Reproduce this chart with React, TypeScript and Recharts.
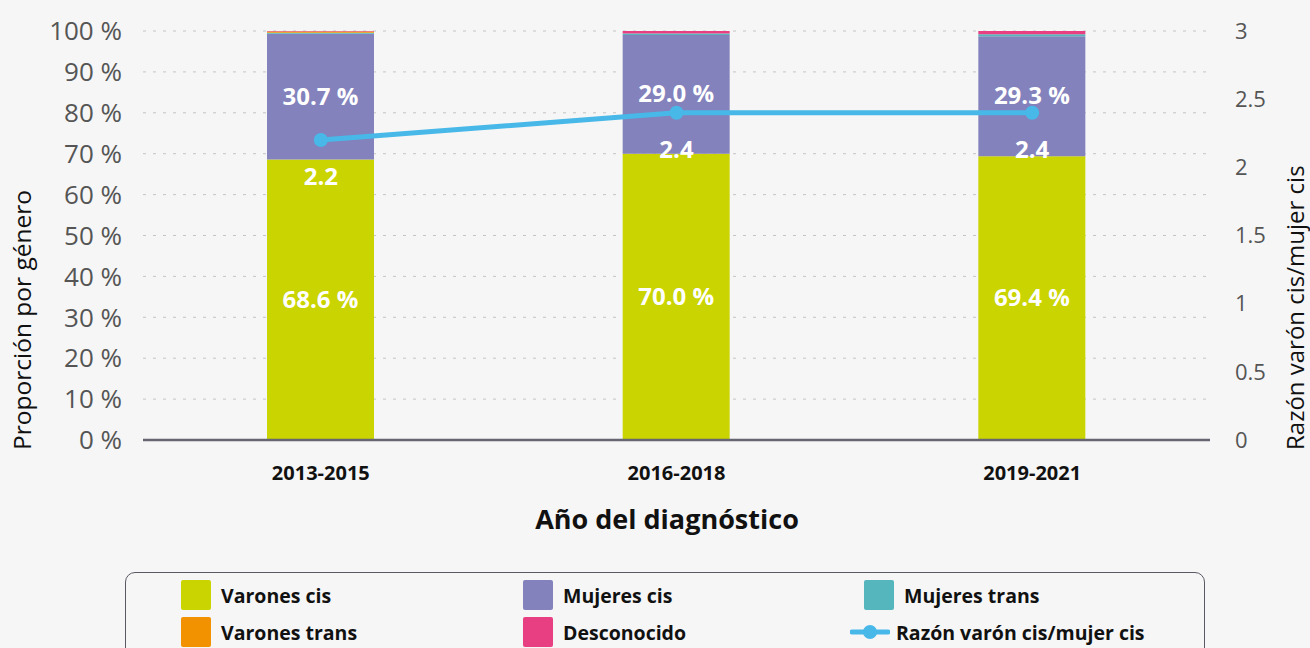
import React from 'react';
import {
  ComposedChart, Bar, Line, XAxis, YAxis, CartesianGrid, LabelList, Label,
} from 'recharts';

const categories = ['2013-2015', '2016-2018', '2019-2021'];
const varonesCis = [68.6, 70.0, 69.4];
const mujeresCis = [30.7, 29.0, 29.3];
const mujeresTrans = [0.3, 0.4, 0.5];
const varonesTrans = [0.3, 0.0, 0.0];
const desconocido = [0.1, 0.6, 0.8];
const razon = [2.2, 2.4, 2.4];
const leftTicks = [0, 10, 20, 30, 40, 50, 60, 70, 80, 90, 100];
const rightTicks = [0, 0.5, 1, 1.5, 2, 2.5, 3];

const C = {
  vc: '#cad400',
  mc: '#8382bc',
  mt: '#55b7bd',
  vt: '#f39200',
  de: '#e83e82',
  line: '#47b8e8',
};

const data = categories.map((c, i) => ({
  cat: c,
  vc: varonesCis[i],
  mc: mujeresCis[i],
  mt: mujeresTrans[i],
  vt: varonesTrans[i],
  de: desconocido[i],
  r: razon[i],
}));

const FONT = '"Open Sans", sans-serif';

const legendItems = [
  { name: 'Varones cis', color: C.vc, type: 'rect' },
  { name: 'Mujeres cis', color: C.mc, type: 'rect' },
  { name: 'Mujeres trans', color: C.mt, type: 'rect' },
  { name: 'Varones trans', color: C.vt, type: 'rect' },
  { name: 'Desconocido', color: C.de, type: 'rect' },
  { name: 'Razón varón cis/mujer cis', color: C.line, type: 'line' },
];

const barLabel = (props: any) => {
  const { x, y, width, height, value } = props;
  return (
    <text x={x + width / 2} y={y + height / 2 + 8} textAnchor="middle" fill="#fff"
      fontFamily={FONT} fontWeight={700} fontSize={24}>
      {`${Number(value).toFixed(1)} %`}
    </text>
  );
};

const lineLabel = (props: any) => {
  const { x, y, value } = props;
  return (
    <text x={x} y={y + 45} textAnchor="middle" fill="#fff"
      fontFamily={FONT} fontWeight={700} fontSize={24}>
      {Number(value).toFixed(1)}
    </text>
  );
};

export default function App() {
  const colX = [181, 523, 864];
  return (
    <div style={{ position: 'absolute', left: 0, top: 0, width: 1310, height: 648, background: '#f6f6f6', overflow: 'hidden' }}>
      <ComposedChart width={1310} height={648} data={data}
        margin={{ top: 31, right: 0, bottom: 178, left: 0 }} barCategoryGap={0}>
        <CartesianGrid yAxisId="l" vertical={false} stroke="#c4c4c4" strokeDasharray="3 7" />
        <XAxis dataKey="cat" height={30} tickLine={false} tickSize={0} tickMargin={26}
          axisLine={{ stroke: '#666672', strokeWidth: 2.5 }}
          tick={{ fill: '#111', fontFamily: FONT, fontWeight: 700, fontSize: 20 }}>
          <Label content={() => (
            <text x={667} y={529} textAnchor="middle" fill="#111" fontFamily={FONT} fontWeight={700} fontSize={27}>
              Año del diagnóstico
            </text>
          )} />
        </XAxis>
        <YAxis yAxisId="l" domain={[0, 100]} ticks={leftTicks} width={143} axisLine={false}
          tickLine={false} tickSize={0} tickMargin={21} interval={0}
          tickFormatter={(v: number) => `${v} %`}
          tick={{ fill: '#555', fontFamily: FONT, fontSize: 26 }}>
          <Label content={() => (
            <text x={31} y={450} transform="rotate(-90 31 450)" textAnchor="start" fill="#111" fontFamily={FONT} fontSize={24.5}>
              Proporción por género
            </text>
          )} />
        </YAxis>
        <YAxis yAxisId="r" orientation="right" domain={[0, 3]} ticks={rightTicks} width={100}
          axisLine={false} tickLine={false} tickSize={0} tickMargin={25} interval={0}
          tick={{ fill: '#555', fontFamily: FONT, fontSize: 22, textAnchor: 'start' }}>
          <Label content={() => (
            <text x={1304} y={450} transform="rotate(-90 1304 450)" textAnchor="start" fill="#111" fontFamily={FONT} fontSize={24}>
              Razón varón cis/mujer cis
            </text>
          )} />
        </YAxis>
        <Bar yAxisId="l" dataKey="vc" stackId="s" fill={C.vc} barSize={107} isAnimationActive={false}>
          <LabelList dataKey="vc" content={barLabel} />
        </Bar>
        <Bar yAxisId="l" dataKey="mc" stackId="s" fill={C.mc} barSize={107} isAnimationActive={false}>
          <LabelList dataKey="mc" content={barLabel} />
        </Bar>
        <Bar yAxisId="l" dataKey="mt" stackId="s" fill={C.mt} barSize={107} isAnimationActive={false} />
        <Bar yAxisId="l" dataKey="vt" stackId="s" fill={C.vt} barSize={107} isAnimationActive={false} />
        <Bar yAxisId="l" dataKey="de" stackId="s" fill={C.de} barSize={107} isAnimationActive={false} />
        <Line yAxisId="r" dataKey="r" stroke={C.line} strokeWidth={5}
          dot={{ r: 7, fill: C.line, stroke: C.line, strokeWidth: 0 }} activeDot={false}
          isAnimationActive={false}>
          <LabelList dataKey="r" content={lineLabel} />
        </Line>
      </ComposedChart>
      <div style={{
        position: 'absolute', left: 125, top: 572, width: 1080, height: 90,
        border: '1.5px solid #5a5a64', borderRadius: 10, boxSizing: 'border-box',
      }} />
      {legendItems.map((it, i) => {
        const col = i % 3;
        const row = Math.floor(i / 3);
        const cx = colX[col];
        const cy = row === 0 ? 595 : 632;
        return (
          <div key={it.name} style={{ position: 'absolute', left: cx, top: cy - 15, height: 30, display: 'flex', alignItems: 'center' }}>
            {it.type === 'rect' ? (
              <div style={{ width: 30, height: 30, background: it.color, borderRadius: 2 }} />
            ) : (
              <svg width={40} height={30} style={{ marginLeft: -14, marginRight: -4 }}>
                <line x1={2} y1={15} x2={38} y2={15} stroke={it.color} strokeWidth={5} strokeLinecap="round" />
                <circle cx={20} cy={15} r={7} fill={it.color} />
              </svg>
            )}
            <span style={{ marginLeft: 10, fontFamily: FONT, fontWeight: 700, fontSize: 19.5, color: '#111' }}>{it.name}</span>
          </div>
        );
      })}
    </div>
  );
}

Problem: Omit the pictures and reproduce the listing exactly.

Result of this exercise:
Reproduce this chart with React, TypeScript and Recharts.
import React from 'react';
import {
  ComposedChart, Bar, Line, XAxis, YAxis, CartesianGrid, LabelList, Label,
} from 'recharts';

const categories = ['2013-2015', '2016-2018', '2019-2021'];
const varonesCis = [68.6, 70.0, 69.4];
const mujeresCis = [30.7, 29.0, 29.3];
const mujeresTrans = [0.3, 0.4, 0.5];
const varonesTrans = [0.3, 0.0, 0.0];
const desconocido = [0.1, 0.6, 0.8];
const razon = [2.2, 2.4, 2.4];
const leftTicks = [0, 10, 20, 30, 40, 50, 60, 70, 80, 90, 100];
const rightTicks = [0, 0.5, 1, 1.5, 2, 2.5, 3];

const C = {
  vc: '#cad400',
  mc: '#8382bc',
  mt: '#55b7bd',
  vt: '#f39200',
  de: '#e83e82',
  line: '#47b8e8',
};

const data = categories.map((c, i) => ({
  cat: c,
  vc: varonesCis[i],
  mc: mujeresCis[i],
  mt: mujeresTrans[i],
  vt: varonesTrans[i],
  de: desconocido[i],
  r: razon[i],
}));

const FONT = '"Open Sans", sans-serif';

const legendItems = [
  { name: 'Varones cis', color: C.vc, type: 'rect' },
  { name: 'Mujeres cis', color: C.mc, type: 'rect' },
  { name: 'Mujeres trans', color: C.mt, type: 'rect' },
  { name: 'Varones trans', color: C.vt, type: 'rect' },
  { name: 'Desconocido', color: C.de, type: 'rect' },
  { name: 'Razón varón cis/mujer cis', color: C.line, type: 'line' },
];

const barLabel = (props: any) => {
  const { x, y, width, height, value } = props;
  return (
    <text x={x + width / 2} y={y + height / 2 + 8} textAnchor="middle" fill="#fff"
      fontFamily={FONT} fontWeight={700} fontSize={24}>
      {`${Number(value).toFixed(1)} %`}
    </text>
  );
};

const lineLabel = (props: any) => {
  const { x, y, value } = props;
  return (
    <text x={x} y={y + 45} textAnchor="middle" fill="#fff"
      fontFamily={FONT} fontWeight={700} fontSize={24}>
      {Number(value).toFixed(1)}
    </text>
  );
};

export default function App() {
  const colX = [181, 523, 864];
  return (
    <div style={{ position: 'absolute', left: 0, top: 0, width: 1310, height: 648, background: '#f6f6f6', overflow: 'hidden' }}>
      <ComposedChart width={1310} height={648} data={data}
        margin={{ top: 31, right: 0, bottom: 178, left: 0 }} barCategoryGap={0}>
        <CartesianGrid yAxisId="l" vertical={false} stroke="#c4c4c4" strokeDasharray="3 7" />
        <XAxis dataKey="cat" height={30} tickLine={false} tickSize={0} tickMargin={26}
          axisLine={{ stroke: '#666672', strokeWidth: 2.5 }}
          tick={{ fill: '#111', fontFamily: FONT, fontWeight: 700, fontSize: 20 }}>
          <Label content={() => (
            <text x={667} y={529} textAnchor="middle" fill="#111" fontFamily={FONT} fontWeight={700} fontSize={27}>
              Año del diagnóstico
            </text>
          )} />
        </XAxis>
        <YAxis yAxisId="l" domain={[0, 100]} ticks={leftTicks} width={143} axisLine={false}
          tickLine={false} tickSize={0} tickMargin={21} interval={0}
          tickFormatter={(v: number) => `${v} %`}
          tick={{ fill: '#555', fontFamily: FONT, fontSize: 26 }}>
          <Label content={() => (
            <text x={31} y={450} transform="rotate(-90 31 450)" textAnchor="start" fill="#111" fontFamily={FONT} fontSize={24.5}>
              Proporción por género
            </text>
          )} />
        </YAxis>
        <YAxis yAxisId="r" orientation="right" domain={[0, 3]} ticks={rightTicks} width={100}
          axisLine={false} tickLine={false} tickSize={0} tickMargin={25} interval={0}
          tick={{ fill: '#555', fontFamily: FONT, fontSize: 22, textAnchor: 'start' }}>
          <Label content={() => (
            <text x={1304} y={450} transform="rotate(-90 1304 450)" textAnchor="start" fill="#111" fontFamily={FONT} fontSize={24}>
              Razón varón cis/mujer cis
            </text>
          )} />
        </YAxis>
        <Bar yAxisId="l" dataKey="vc" stackId="s" fill={C.vc} barSize={107} isAnimationActive={false}>
          <LabelList dataKey="vc" content={barLabel} />
        </Bar>
        <Bar yAxisId="l" dataKey="mc" stackId="s" fill={C.mc} barSize={107} isAnimationActive={false}>
          <LabelList dataKey="mc" content={barLabel} />
        </Bar>
        <Bar yAxisId="l" dataKey="mt" stackId="s" fill={C.mt} barSize={107} isAnimationActive={false} />
        <Bar yAxisId="l" dataKey="vt" stackId="s" fill={C.vt} barSize={107} isAnimationActive={false} />
        <Bar yAxisId="l" dataKey="de" stackId="s" fill={C.de} barSize={107} isAnimationActive={false} />
        <Line yAxisId="r" dataKey="r" stroke={C.line} strokeWidth={5}
          dot={{ r: 7, fill: C.line, stroke: C.line, strokeWidth: 0 }} activeDot={false}
          isAnimationActive={false}>
          <LabelList dataKey="r" content={lineLabel} />
        </Line>
      </ComposedChart>
      <div style={{
        position: 'absolute', left: 125, top: 572, width: 1080, height: 90,
        border: '1.5px solid #5a5a64', borderRadius: 10, boxSizing: 'border-box',
      }} />
      {legendItems.map((it, i) => {
        const col = i % 3;
        const row = Math.floor(i / 3);
        const cx = colX[col];
        const cy = row === 0 ? 595 : 632;
        return (
          <div key={it.name} style={{ position: 'absolute', left: cx, top: cy - 15, height: 30, display: 'flex', alignItems: 'center' }}>
            {it.type === 'rect' ? (
              <div style={{ width: 30, height: 30, background: it.color, borderRadius: 2 }} />
            ) : (
              <svg width={40} height={30} style={{ marginLeft: -14, marginRight: -4 }}>
                <line x1={2} y1={15} x2={38} y2={15} stroke={it.color} strokeWidth={5} strokeLinecap="round" />
                <circle cx={20} cy={15} r={7} fill={it.color} />
              </svg>
            )}
            <span style={{ marginLeft: 10, fontFamily: FONT, fontWeight: 700, fontSize: 19.5, color: '#111' }}>{it.name}</span>
          </div>
        );
      })}
    </div>
  );
}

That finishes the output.